Григорий Пронченко — один из трех геологов-разведчков, пришедших на плато Расвумчорр с первой бурильной установкой. В июне 1929 года группа разведчиков с невероятными трудностями, уже в полнейшем изнеможении достигла конечного пункта и разбила лагерь (на том месте сейчас стоит дом бухгалтерии рудоуправления треста «Апатит»). С душевным волнением читаешь признание этого мужественного человека: «Кругом было так дико, неприветливо, сурово и печально, что трудно было верить, как мог сюда пробраться человек... Гуляли ветры, горы находились в ночном свинцовом тумане. Чувствовалась настоящая холодная зима. Быстро разбитая палатка угрюмо покачивалась с боку на бок от сильных порывов ветра. Полотнища ее хлопали и колья шатались. Было это в ночь с 8‑го на 9 июня».
Человек высокой партийной совести, он за всё считал себя первым «в ответе». После того как 5 декабря 1935 года в четыре часа утра, впервые с начала стройки, зловещая непогода обрушила с Юкспора многотонную лавину снегов — снесла с рельсов паровоз, в ледяную могилу превратила два дома со спящими в них людьми, — Пронченко принял на себя обязанности начальника противолавинной службы.
Хибинская стройка не имела еще опыта борьбы со снежным сейдом, этим свирепым заполярным колдуном, способным взрываться гигантскими, грохочущими, как землетрясения, лавинами. Прошли годы накопления научного и практического опыта борьбы с подобными бедствиями. Но Григорий Пронченко не мог ждать, а вернее, он сознавал, что Юкспор не будет дожидаться, что он лишь притаился, а у его подошвы — дома, люди.
Спустя несколько дней после случившейся беды, Григорий Пронченко пошел в гору, на разведку. И коварный сейд, стороживший Юкспор, накрыл его снежным саваном...
«Память о нем свято хранится кировчанами, и его именем названа улица в поселке горняков на 25‑м километре, у подножия горы Юкспор...»
Директором первого в мире Полярного ботанического сада с 1931 по 1960 год был Николай Александрович Аврорин.
Свой очерк «Юность полярного сада» Н. А. Аврорин начал со слов: «Первая пятилетка. В те годы на Крайнем Севере, наверное, самым популярным было слово «первый». Ему также суждено было утвердиться «первым». Далее он пишет: «В 1931 году я, двадцатипятилетний ботаник, был послан Академией наук СССР в Хибины, чтобы завершить ботанические исследования Хибинских гор, прерванные гибелью профессора С. С. Ганешина, заблудившегося в тумане в горах».
Имя профессора С. С. Ганешина тоже следует внести в мартиролог «богатырей» Хибин, — ведь и он отдал жизнь за счастливые улыбки детей, ныне резвящихся на улицах хибинских «населенных пунктов».

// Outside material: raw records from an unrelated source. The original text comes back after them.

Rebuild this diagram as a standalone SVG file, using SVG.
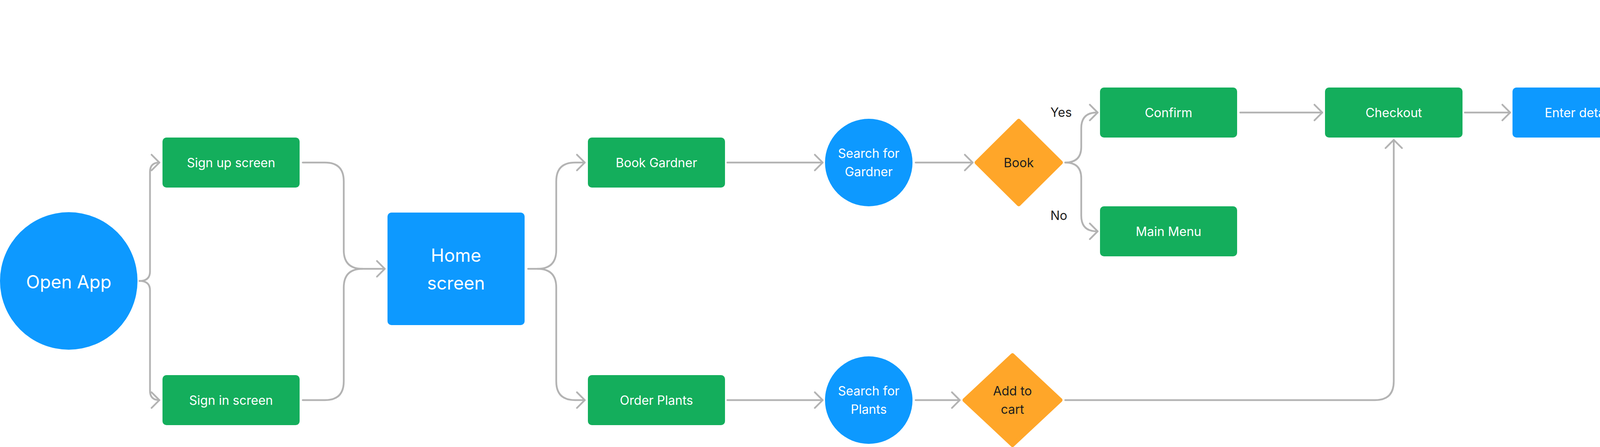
<svg xmlns="http://www.w3.org/2000/svg" width="5728" height="1144" viewBox="0 0 5728 1144">
<style>
.g{fill:#14AE5C}
.b{fill:#0D99FF}
.o{fill:#FFA629;stroke:#FFA629;stroke-width:10;stroke-linejoin:round}
.t{font-family:Inter,"Liberation Sans",sans-serif;font-size:32px;fill:#FFFFFF;text-anchor:middle}
.tl{font-size:46px}
.d{fill:#1E1E1E}
.lab{font-family:Inter,"Liberation Sans",sans-serif;font-size:32px;fill:#1E1E1E}
.c path{fill:none;stroke:#B3B3B3;stroke-width:4.5;stroke-linecap:round;stroke-linejoin:round}
</style>
<rect width="5728" height="1144" fill="#FFFFFF"/>
<g id="connectors" class="c">
<path d="M357,719 Q384,719 384,695 L384,440 Q384,416 408,416"/><path d="M388,396 L408,416 L388,436"/>
<path d="M357,719 Q384,719 384,743 L384,1000 Q384,1024 408,1024"/><path d="M388,1004 L408,1024 L388,1044"/>
<path d="M775,416 L832,416 Q880,416 880,464 L880,640 Q880,688 928,688 L985,688"/>
<path d="M775,1024 L832,1024 Q880,1024 880,976 L880,736 Q880,688 928,688"/><path d="M965,668 L985,688 L965,708"/>
<path d="M1352,688 L1376,688 Q1424,688 1424,640 L1424,464 Q1424,416 1472,416 L1497,416"/><path d="M1477,396 L1497,416 L1477,436"/>
<path d="M1376,688 Q1424,688 1424,736 L1424,976 Q1424,1024 1472,1024 L1497,1024"/><path d="M1477,1004 L1497,1024 L1477,1044"/>
<path d="M1862,416 L2106,416"/><path d="M2086,396 L2106,416 L2086,436"/>
<path d="M1862,1024 L2106,1024"/><path d="M2086,1004 L2106,1024 L2086,1044"/>
<path d="M2344,416 L2490,416"/><path d="M2470,396 L2490,416 L2470,436"/>
<path d="M2344,1024 L2457,1024"/><path d="M2437,1004 L2457,1024 L2437,1044"/>
<path d="M2727,416 Q2768,416 2768,376 L2768,328 Q2768,288 2808,288 L2810,288"/><path d="M2790,268 L2810,288 L2790,308"/>
<path d="M2727,416 Q2768,416 2768,456 L2768,552 Q2768,592 2808,592 L2810,592"/><path d="M2790,572 L2810,592 L2790,612"/>
<path d="M3175,288 L3385,288"/><path d="M3365,268 L3385,288 L3365,308"/>
<path d="M2727,1024 L3520,1024 Q3568,1024 3568,976 L3568,358"/><path d="M3547,379 L3568,358 L3589,379"/>
<path d="M3750,288 L3866,288"/><path d="M3846,268 L3866,288 L3846,308"/>
<path d="M4231,288 L4346,288"/><path d="M4326,268 L4346,288 L4326,308"/>
<path d="M4711,288 L4826,288"/><path d="M4806,268 L4826,288 L4806,308"/>
<path d="M4944,168 L4944,134"/><path d="M4924,154 L4944,134 L4964,154"/>
<path d="M5063,288 L5176,288 Q5216,288 5216,328 Q5216,368 5256,368 L5370,368"/><path d="M5350,348 L5370,368 L5350,388"/>
</g>
<g id="open-app"><circle class="b" cx="176" cy="719" r="176"/><text class="t tl" x="176" y="738">Open App</text></g>
<g id="sign-up"><rect class="g" x="416" y="352" width="351" height="128" rx="10"/><text class="t" x="591.5" y="428">Sign up screen</text></g>
<g id="sign-in"><rect class="g" x="416" y="960" width="351" height="128" rx="10"/><text class="t" x="591.5" y="1036">Sign in screen</text></g>
<g id="home"><rect class="b" x="992" y="544" width="351" height="288" rx="10"/><text class="t tl" x="1167.5" y="670">Home</text><text class="t tl" x="1167.5" y="741">screen</text></g>
<g id="book-gardner"><rect class="g" x="1505" y="352" width="351" height="128" rx="10"/><text class="t" x="1680.5" y="428">Book Gardner</text></g>
<g id="order-plants"><rect class="g" x="1505" y="960" width="351" height="128" rx="10"/><text class="t" x="1680.5" y="1036">Order Plants</text></g>
<g id="search-gardner"><circle class="b" cx="2224" cy="416" r="112"/><text class="t" x="2224" y="404">Search for</text><text class="t" x="2224" y="451">Gardner</text></g>
<g id="search-plants"><circle class="b" cx="2224" cy="1024" r="112"/><text class="t" x="2224" y="1012">Search for</text><text class="t" x="2224" y="1059">Plants</text></g>
<g id="book"><polygon class="o" points="2500,416 2608,309 2716,416 2608,523"/><text class="t d" x="2608" y="428">Book</text></g>
<g id="add-to-cart"><polygon class="o" points="2469,1024 2592,909 2715,1024 2592,1139"/><text class="t d" x="2592" y="1012">Add to</text><text class="t d" x="2592" y="1059">cart</text></g>
<g id="labels-book"><text class="lab" x="2689" y="299">Yes</text><text class="lab" x="2689" y="563">No</text></g>
<g id="confirm"><rect class="g" x="2816" y="224" width="351" height="128" rx="10"/><text class="t" x="2991.5" y="300">Confirm</text></g>
<g id="main-menu"><rect class="g" x="2816" y="528" width="351" height="128" rx="10"/><text class="t" x="2991.5" y="604">Main Menu</text></g>
<g id="checkout"><rect class="g" x="3392" y="224" width="352" height="128" rx="10"/><text class="t" x="3568" y="300">Checkout</text></g>
<g id="enter-details"><rect class="b" x="3872" y="224" width="352" height="128" rx="10"/><text class="t" x="4048" y="300">Enter details</text></g>
<g id="payment"><rect class="g" x="4352" y="224" width="352" height="128" rx="10"/><text class="t" x="4528" y="300">Payment Screen</text></g>
<g id="pay-later"><polygon class="o" points="4837,288 4944,181 5051,288 4944,395"/><text class="t d" x="4944" y="276">Pay</text><text class="t d" x="4944" y="323">Later</text></g>
<g id="enter-details-top"><rect class="g" x="4768" y="0" width="352" height="128" rx="10"/><text class="t" x="4944" y="76">Enter Details</text></g>
<g id="labels-pay"><text class="lab" x="5153" y="260">No</text><text class="lab" x="5153" y="341">Yes</text></g>
<g id="booked"><rect class="g" x="5376" y="224" width="352" height="288" rx="10"/><text class="t" x="5552" y="380">Booked/Ordered</text></g>
</svg>
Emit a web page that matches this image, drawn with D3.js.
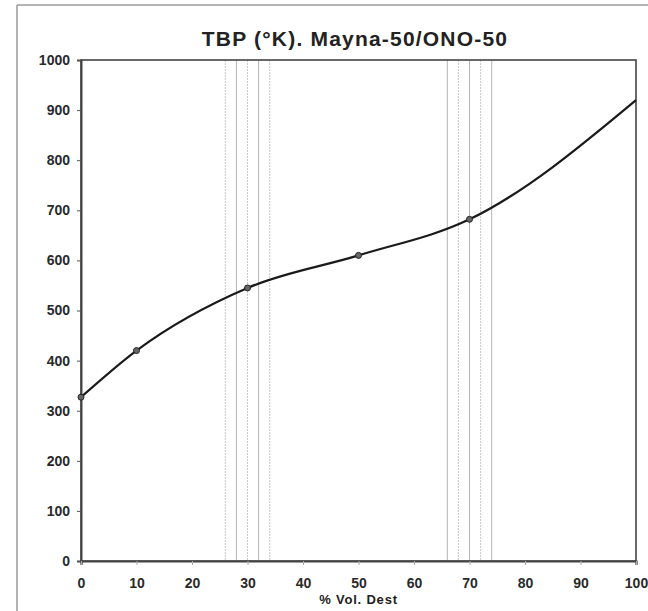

Жену Н. А. Аврорин уведомил: «...на Крайнем Севере я первый и последний раз, ботанику тут делать нечего». А остался... на 29 лет! Молодого ботаника академик А. Е. Ферсман напутствовал словами: «Ваша задача будет решена, когда на каждом окне будут цветы».
Я уже упоминал, что, когда в присутствии А. Е. Ферсмана я выразил смущение по поводу того, что люди еще живут в бараках и палатках, а в редакции «Хибиногорского рабочего» на столе — букетик цветов, академик воскликнул, что без цветов люди Севера будут болеть душевной цингой.
До чего мудр был Александр Евгеньевич Ферсман, но даже он не мог предвидеть: «Началась Великая Отечественная война, — вспоминает Н. А. Аврорин. — Кольская база Академии наук СССР, кроме ботанического сада, эвакуировалась в Сыктывкар. В саду же осталось лишь десять человек. Мы стремились сохранить наши коллекции и в то же время занимались выращиванием огородной рассады для населения и лекарственных растений для госпиталей. Суровая обстановка прифронтовой области не только не погасила в людях тяги к красоте, но, наоборот, обострила эту извечную любовь человека к прекрасным творениям природы. Мы едва успевали удовлетворять спрос на букеты для раненых и приезжавших на отдых с фронта бойцов. По просьбе командования Северного флота мы устроили клумбы на базе подводников».
Ботанический сад, снабжая раненых бойцов цветами, не только утолял извечную тягу человека к прекрасному, но еще и поддерживал их концентратом из местного витаминного сырья. Ведь и эти штрихи военной страды многое расскажут нашим потомкам, послужат раздумием для исследователей богатырских деяний нашей Советской родины.